During these research and productization experiments, Micron does get a forward look at what future memory might need for a rapidly evolving set of workloads like AI.
The funny thing is, what they’re learning is the inherent value of what they already built as a commercial product several years ago—something that had great potential but strong competition. That would be hybrid memory cube (HMC) which has since been folded as a product as Micron focuses on what is next for that concept of memory stacked on top of logic.
As Micron looks at AI workloads the potential for this exact thing, which exists in plenty of devices now as rival HBM, has even more potential, even for inference. It might sound heavy-handed for an energy-efficiency-focused set of workloads, but more demands from the inference side will mean greater compute requirements. Doing all of that in a stacked memory device at the edge might seem like an expensive stretch, but Pawlowski says this is what he sees in his crystal ball.
“There may be a renaissance of memory stacked on logic doing neural networks at the edge. The need for higher memory bandwidth will matter more in the years ahead. There will also be a need to reduce memory interconnect power too,” Pawloski says, adding, “I believe there will come a day when an architecture that is in the HMC style will be the right thing. By then it might not just be a memory device, it could be an accelerator. There will be other capabilities that come along there as well, including better ECC, for instance.”

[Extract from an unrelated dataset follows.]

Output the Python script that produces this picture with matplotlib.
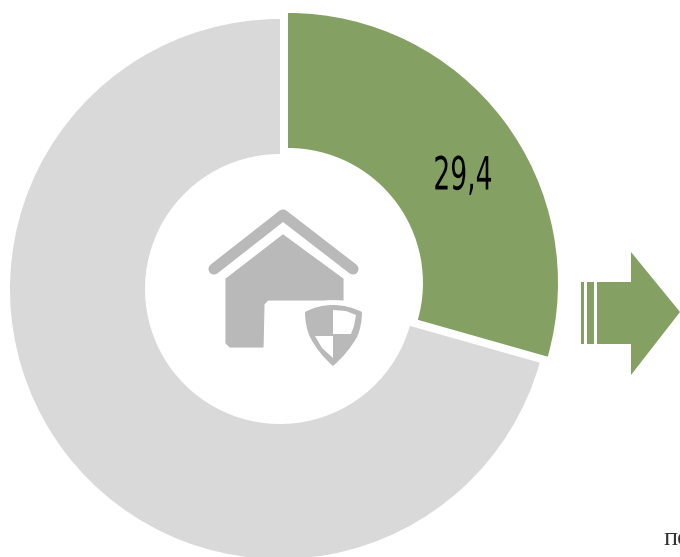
import matplotlib
matplotlib.use('Agg')
import matplotlib.pyplot as plt
from matplotlib.patches import Polygon, PathPatch
from matplotlib.path import Path
from matplotlib.patheffects import AbstractPathEffect
from matplotlib.transforms import Affine2D

W, H = 680, 557

values = [29.4, 70.6]
value_text = '29,4'
corner_text = 'по'
green = '#84a062'
grey = '#d9d9d9'
icon = '#b9b9b9'


def fy(y):
    # picture pixels count from the top
    return H - y


def pts(coords):
    return [(x, fy(y)) for x, y in coords]


class Squeeze(AbstractPathEffect):
    # no narrow font here, so the glyphs get squeezed around x = cx
    def __init__(self, cx, k):
        super().__init__()
        self.cx = cx
        self.k = k

    def draw_path(self, renderer, gc, tpath, affine, rgbFace=None):
        tr = affine + Affine2D().translate(-self.cx, 0).scale(self.k, 1).translate(self.cx, 0)
        renderer.draw_path(gc, tpath, tr, rgbFace)


fig = plt.figure(figsize=(6.8, 5.57), dpi=100)
ax = fig.add_axes([0, 0, 1, 1])

# grey part sits on its own centre, green one is pulled out by explode
ax.pie(values, colors=[green, grey], startangle=90, counterclock=False,
       center=(280, fy(289)), radius=270, explode=[10, 0],
       wedgeprops={'width': 135, 'edgecolor': 'none'})
ax.set_xlim(0, W)
ax.set_ylim(0, H)
ax.set_aspect('equal')
ax.axis('off')

ax.text(463, fy(177), value_text, fontsize=33, family='DejaVu Sans',
        ha='center', va='center', color='black', path_effects=[Squeeze(463, 0.58)])

# arrow on the right
for x0, x1 in [(581, 584), (587, 594)]:
    ax.add_patch(Polygon(pts([(x0, 282), (x1, 282), (x1, 344), (x0, 344)]), fc=green, ec='none'))
ax.add_patch(Polygon(pts([(597, 282), (631, 282), (631, 252), (680, 312),
                          (631, 375), (631, 344), (597, 344)]), fc=green, ec='none'))

# house icon
ax.plot(*zip(*pts([(214, 269), (283, 215), (353, 269)])), color=icon, lw=8,
        solid_capstyle='round', solid_joinstyle='round')
ax.add_patch(Polygon(pts([(283, 235), (343, 279), (343, 300), (268, 300), (264, 304),
                          (263, 347), (230, 347), (226, 343), (226, 279)]),
                     fc=icon, ec=icon, lw=0.8, joinstyle='round'))

# shield with a white halo behind it
shield = [(333, 305), (318, 305), (305, 312), (305, 326), (310, 337), (318, 353), (333, 366),
          (348, 353), (357, 337), (362, 326), (362, 312), (348, 305), (333, 305)]
codes = [Path.MOVETO, Path.CURVE3, Path.CURVE3, Path.CURVE3, Path.CURVE3, Path.CURVE3, Path.CURVE3,
         Path.CURVE3, Path.CURVE3, Path.CURVE3, Path.CURVE3, Path.CURVE3, Path.CURVE3]
ax.add_patch(PathPatch(Path(pts(shield), codes), fc='white', ec='white', lw=7, zorder=3))
ax.add_patch(PathPatch(Path(pts(shield), codes), fc=icon, ec='none', zorder=3))
# white quarters of the shield
ax.add_patch(Polygon(pts([(333, 310), (346, 311), (356, 315), (354, 326), (351, 334), (333, 334)]),
                     fc='white', ec='none', zorder=4))
ax.add_patch(Polygon(pts([(315, 336), (333, 336), (333, 358), (322, 348)]), fc='white', ec='none', zorder=4))

# text cut off by the corner, same as in the source picture
ax.text(663, fy(545), corner_text, fontsize=19, family='Liberation Serif', ha='left', va='baseline',
        color='#333333')

fig.savefig('out.png', dpi=100, facecolor='white')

It’s hard to tell where the research ends and the commercial potential begins with some of Micron’s research efforts for new chips or accelerators. If indeed these flow into the next instantiation of HMC, whatever that might be, this is interesting backstory. But when it comes to innovating in memory in a meaningful way that captures what AI chips need now the market might move on before Micron has a chance to intercept it with who knows what analog and other inference devices at the fore.